Solve Ka for Weak Acid HCN - 0.18mol KCN in 1.00L, pH 9.70, 298K

[Aly]

hi forum,
would nebody be able to help me solve this problem?

0.18mol of potassium cyanide (KCN) was dissolved in 1.00L of a solution in which the pH was held constant at 9.70 at a temperature of 298K.

the equilibrium concentration of CN- was 0.13M.

Calculate Ka for the weak acid HCN.

ne help would be greatly appreciated. :)

 

[Borek]

Use Henderson-Hassebalch equation.

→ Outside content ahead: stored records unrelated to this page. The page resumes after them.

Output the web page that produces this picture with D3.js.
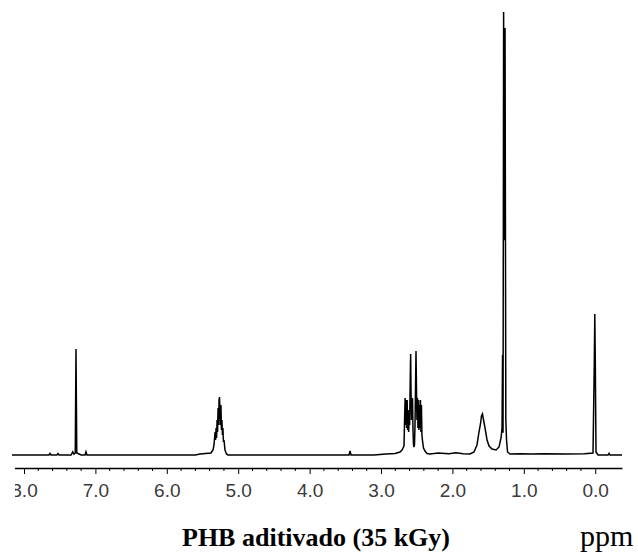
<!DOCTYPE html>
<html>
<head>
<meta charset="utf-8">
<script src="https://cdn.jsdelivr.net/npm/d3@7"></script>
<style>
  html, body { margin: 0; padding: 0; background: #ffffff; }
  svg { display: block; }
</style>
</head>
<body>
<svg id="chart" width="638" height="558"></svg>
<script>
// 1H NMR spectrum of additivated PHB (35 kGy): chemical shift (ppm) vs. relative intensity
const shiftPpm = [
  8.168, 7.700, 7.650, 7.636, 7.622, 7.540, 7.524, 7.510, 7.340, 7.318, 7.300,
  7.282, 7.277, 7.272, 7.266, 7.261, 7.200, 7.145, 7.132, 7.118, 6.500,
  // CH multiplet near 5.25
  5.600, 5.535, 5.381, 5.353, 5.339, 5.331, 5.324, 5.317, 5.310, 5.303,
  5.296, 5.289, 5.282, 5.275, 5.268, 5.262, 5.256, 5.249, 5.242, 5.235,
  5.228, 5.221, 5.214, 5.207, 5.199, 5.185, 5.164, 5.143, 4.500,
  // small signal near 3.43
  3.460, 3.448, 3.434, 3.420, 3.100,
  // CH2 multiplets near 2.6 / 2.5
  2.930, 2.804, 2.734, 2.706, 2.678, 2.670, 2.662, 2.655, 2.648, 2.641,
  2.634, 2.627, 2.620, 2.613, 2.606, 2.599, 2.591, 2.585, 2.580, 2.573,
  2.566, 2.559, 2.552, 2.545, 2.538, 2.531, 2.524, 2.517, 2.510, 2.504,
  2.497, 2.490, 2.483, 2.476, 2.469, 2.462, 2.455, 2.448, 2.441, 2.434,
  2.427, 2.420, 2.405, 2.384, 2.356, 2.314, 2.200, 2.050, 1.950, 1.850,
  // water and CH3 doublet
  1.754, 1.698, 1.656, 1.628, 1.607, 1.593, 1.579, 1.564, 1.543, 1.515,
  1.487, 1.445, 1.389, 1.347, 1.319, 1.305, 1.298, 1.291, 1.283, 1.273,
  1.263, 1.252, 1.242, 1.228, 1.193, 1.050, 0.900, 0.700, 0.400, 0.150,
  // TMS reference
  0.031, 0.013, 0.006, -0.001, -0.011, -0.039, -0.180, -0.193, -0.206, -0.375
];
const intensity = [
  0.00, 0.00, 0.00, 0.35, 0.00, 0.00, 0.35, 0.00, 0.00, 0.70, 0.20,
  0.45, 11.70, 23.90, 11.70, 0.45, 0.00, 0.00, 0.70, 0.00, 0.00,
  0.00, 0.23, 0.45, 1.13, 2.26, 3.84, 5.19, 3.39, 6.09, 3.84,
  7.90, 5.19, 10.61, 6.77, 12.42, 13.09, 10.16, 6.77, 11.29, 5.64,
  7.90, 4.51, 6.09, 2.93, 3.39, 1.13, 0.23, 0.00, 0.00,
  0.00, 0.00, 0.90, 0.00, 0.00,
  0.23, 0.34, 0.68, 1.13, 2.03, 7.90, 12.87, 6.77, 12.42, 6.09,
  12.42, 5.64, 10.16, 5.19, 9.03, 6.77, 16.93, 22.80, 14.67, 7.90,
  12.42, 12.87, 5.64, 2.26, 1.81, 2.26, 6.77, 14.67, 23.48, 15.80,
  7.90, 12.87, 6.09, 12.42, 5.64, 11.29, 6.09, 12.42, 5.19, 11.29,
  4.51, 3.39, 1.58, 0.90, 0.34, 0.23, 0.45, 0.30, 0.50, 0.30,
  0.23, 0.68, 2.26, 5.19, 7.00, 8.80, 9.26, 7.90, 6.09, 3.39,
  2.03, 1.35, 1.13, 1.81, 3.84, 6.09, 22.60, 5.00, 100.00, 48.50,
  96.40, 7.90, 3.39, 0.68, 0.23, 0.30, 0.20, 0.30, 0.20, 0.30,
  0.45, 21.00, 31.83, 21.00, 0.68, 0.00, 0.00, 0.35, 0.00, 0.00
];

// axis tick values
const majorTicks = [8.0, 7.0, 6.0, 5.0, 4.0, 3.0, 2.0, 1.0, 0.0];
const minorTicks = d3.range(41).map(i => +(8.0 - i * 0.2).toFixed(1))
  .filter(v => !majorTicks.includes(v));

const titleText = "PHB aditivado (35 kGy)";
const unitText = "ppm";

const svg = d3.select("#chart");

const x = d3.scaleLinear().domain([8.168, -0.375]).range([12, 622]);
const y = d3.scaleLinear().domain([0, 100]).range([455, 12]);

const points = shiftPpm.map((p, i) => [p, intensity[i]]);

svg.append("path")
  .datum(points)
  .attr("fill", "none")
  .attr("stroke", "#000")
  .attr("stroke-width", 1.5)
  .attr("stroke-linejoin", "miter")
  .attr("d", d3.line().x(d => x(d[0])).y(d => y(d[1])));

// ppm axis below the spectrum; labels are cut at the left edge of the plot
svg.append("clipPath").attr("id", "axisClip")
  .append("rect").attr("x", 15).attr("y", -20).attr("width", 625).attr("height", 70);

const axisG = svg.append("g")
  .attr("transform", "translate(0,468)")
  .attr("clip-path", "url(#axisClip)");

axisG.call(d3.axisBottom(x)
  .tickValues(majorTicks)
  .tickSize(6)
  .tickSizeOuter(0)
  .tickPadding(10)
  .tickFormat(d3.format(".1f")));

axisG.append("g").selectAll("line")
  .data(minorTicks)
  .join("line")
  .attr("x1", d => x(d)).attr("x2", d => x(d))
  .attr("y1", 0).attr("y2", 3)
  .attr("stroke", "#000").attr("stroke-width", 1);

axisG.select(".domain").attr("stroke", "#000").attr("stroke-width", 1.3);
axisG.selectAll(".tick line").attr("stroke", "#000").attr("stroke-width", 1);
axisG.selectAll(".tick text")
  .attr("font-family", "'Liberation Sans', Arial, sans-serif")
  .attr("font-size", 19)
  .attr("fill", "#3a3a3a");

svg.append("text")
  .attr("x", 316).attr("y", 546)
  .attr("text-anchor", "middle")
  .attr("font-family", "'Liberation Serif', 'Times New Roman', serif")
  .attr("font-weight", "bold")
  .attr("font-size", 26)
  .attr("fill", "#000")
  .text(titleText);

svg.append("text")
  .attr("x", 580).attr("y", 546)
  .attr("font-family", "'Liberation Serif', 'Times New Roman', serif")
  .attr("font-size", 30)
  .attr("fill", "#000")
  .text(unitText);
</script>
</body>
</html>
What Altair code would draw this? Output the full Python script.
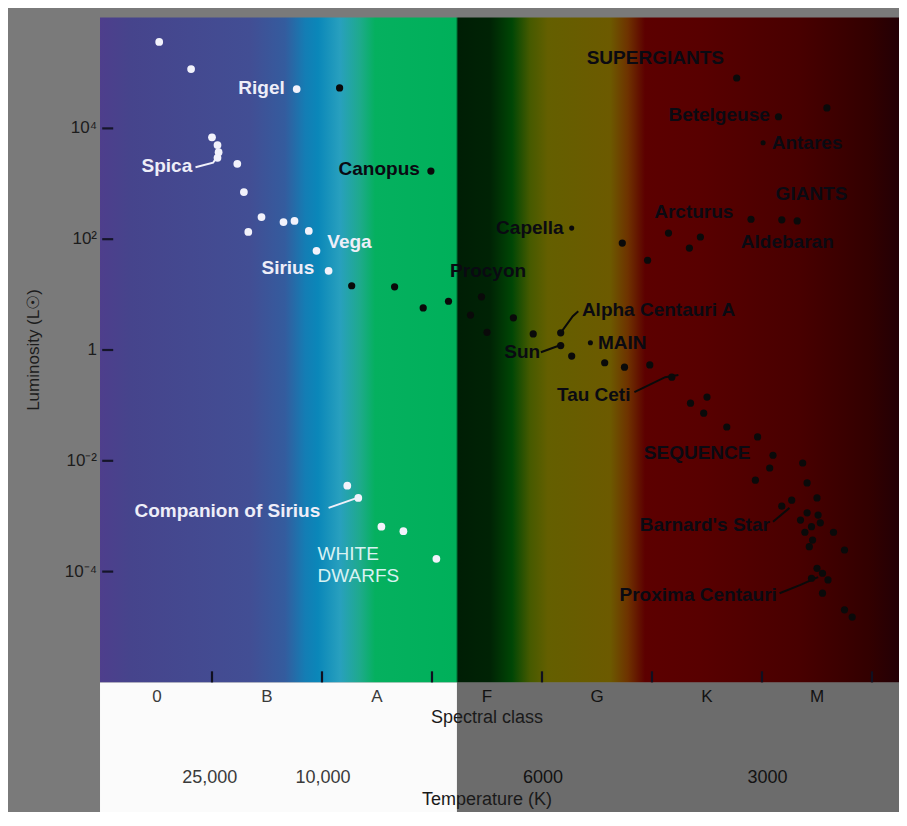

It won't be difficult to calculate equilibrium concentrations of HCN and CN- - just enter them into HH and solve for pKa.

 

[GCT]

hi forum,
would nebody be able to help me solve this problem?

0.18mol of potassium cyanide (KCN) was dissolved in 1.00L of a solution in which the pH was held constant at 9.70 at a temperature of 298K.

the equilibrium concentration of CN- was 0.13M.

Calculate Ka for the weak acid HCN.

ne help would be greatly appreciated. :)

Start with finding Kb

Kb= \frac{[OH-][HCN]}{[CN-]}

You can find the initial concentration, you also know the equilibrium concentration, thus you can find how much of CN- reacted. It also says that the pH was held constant. From the pH given, find the pOH, from this calculate the concentration of hydroxide [OH-]. This is the equilibrium concentration thus you can plug it back into the equilibrium equation.

How would you find the HCN concentration to solve for Kb...and then Ka?